My little 91 Sentra in the mountains

I need some support and advice. A few years ago my husband and I moved to NC from Wisconsin. The drive through the mountains via West Virginia scared the living daylights out of my because my Sentra does not have the power to make up the inclines at the same speed as other cars on the road. I had trucks barrelling down on me and I was practicly in hysterics.

Now we’re moving back. My husband thinks going through Ashville and Tenn will be easier but I’m still afraid the same thing is going to happen.

So will I be the only car out there struggling to make it up and therefore really shouldn’t be out there? Or should I just suck it up and realize people should pass me if I’m going to slow.

Freakin out in NC


Well different routes will be different.  I don't know the area enough to say.  However I believe the solution may be found in some relaxation techniques. People will pass you if they want and if they don't then it is not your problem.  Don't feel you have to suck it up, just relax. Make an effort to provide opportunities for drivers to pass anytime they want.  After all, you don't really want someone who is uptight about wanting to pass you to be driving behind you do you?  

That is all assuming you are staying up with the speed limit, for the most part.  If you are driving 15 mph under the speed limit and it is not because the car can't keep up, then you may need to adjust your driving habits.  You can move up to the speed limit or make special efforts to allow others to pass, even to the point of pulling off the road where safe.  

While IMO the driver who wants to go over the speed limit should realize they are accepting the responsibility for any problems, likely they are too self centered to accept that.  They tend to believe it is their right to speed.  Keep that in mind.  It is far better to be safe than right.  

If you can't be comfortable driving under those situations.  Don't drive.  It is your safety and the safety of others on the road.  It is not about being right or wrong, it is about staying alive.  Let your husband do the driving.

If you want, you could have the car freighted, by car carrier truck or train (no, I don’t know if a train goes near there). You could take a bus, train(?), or plane. Bone Voy-ah-gee as BUGS Bunny is apt to say.

thank you. You are right about trying to stay relaxed. And the problem is not that I don’t want to keep up speed, it’s that the peddle is to the metal and the car still drops speed when climbing. I’m trying to remember exactly how much, but I guess at least 10 miles per hour. I’m driving because my hubby is driving the moving truck. We are trying to make other arrangement but they may not be financially feasible. Then again, we’re to the point that the peace of mind may be worth it even it is out of our range.

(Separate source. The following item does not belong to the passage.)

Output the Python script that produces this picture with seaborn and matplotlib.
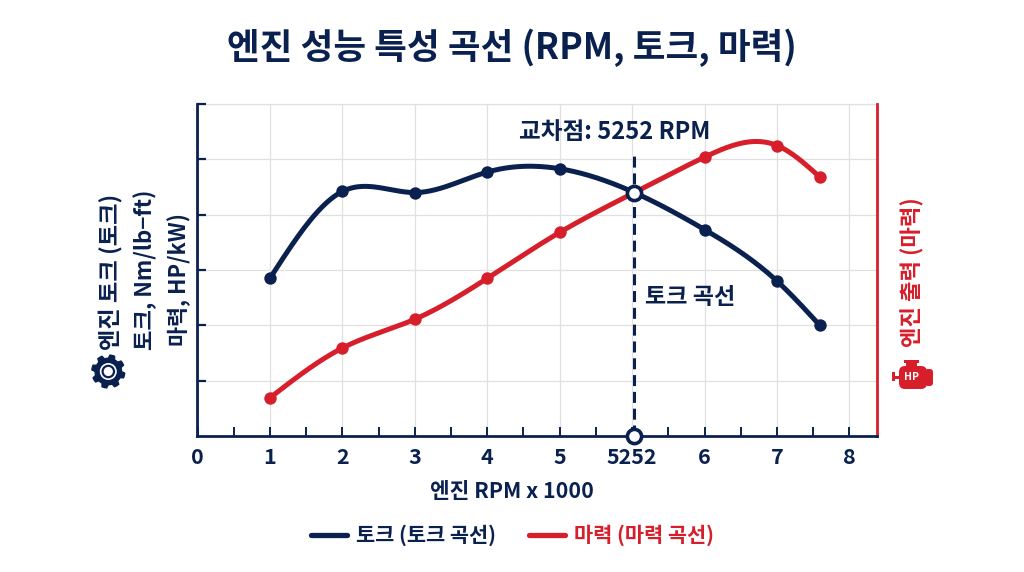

we’re going on a “test” run this weekend. We start in Charlotte, so it will take all day, but we can drive over the mountains into Tenn and back in a day. At least my husband will see for himself what I’m talking about and stop thinking I’m smoking crack.

If you are renting a large enough truck you can tow the car and enjoy the company in the truck cab. I would use a transporter rather than a dolly if that is possible.

The biggest factor here -and I hope this doesn’t sound rude, because it’s not intended that way at all- isn’t that your car can’t maintain highway speed on the hills. It’s that you can’t stay calm when that’s happening. There’s nothing wrong with kicking the little Sentra down a gear and doing 45 through the hills. You may have tractor-trailers barreling down on you, but they have eyes and brakes and a steering wheel, and they are just as interested in not having an accident as you are.

Again, I’m not trying to sound rude, but it’s a simple reality that what WILL cause an accident is you having a freak-out and reacting poorly, or overreacting to a situation that isn’t as bad as it seems.

If you’ve got your foot to the floor and you are only doing 30, then that’s a case of something wrong with the car and you need to take a look at it. But, as was said, if you are just afraid to put your foot in the carpet and maintain speed on the hills, then that’s something you’ll have to work on yourself.

Going west and then up will be less mountainous, but I agree with the others. Going hysterical is the unsafe part of your driving. Drive your own speed and tune them out; most big rig drivers are safety conscious and they’re not going to plow into you no matter what you think. West Virginia is a state to avoid if you want to make good traveling time; there’s not a straight road anywhere.

Hit I-40 west and if your car bogs down a bit on the hills, so what? If someone does not like it they can go around in the other lane.
A lifelong friend of mine lives in Asheville now and has made a dozen trips back and forth to Oklahoma on I-40. He makes pretty good time and his cars are usually 4 cylinder models.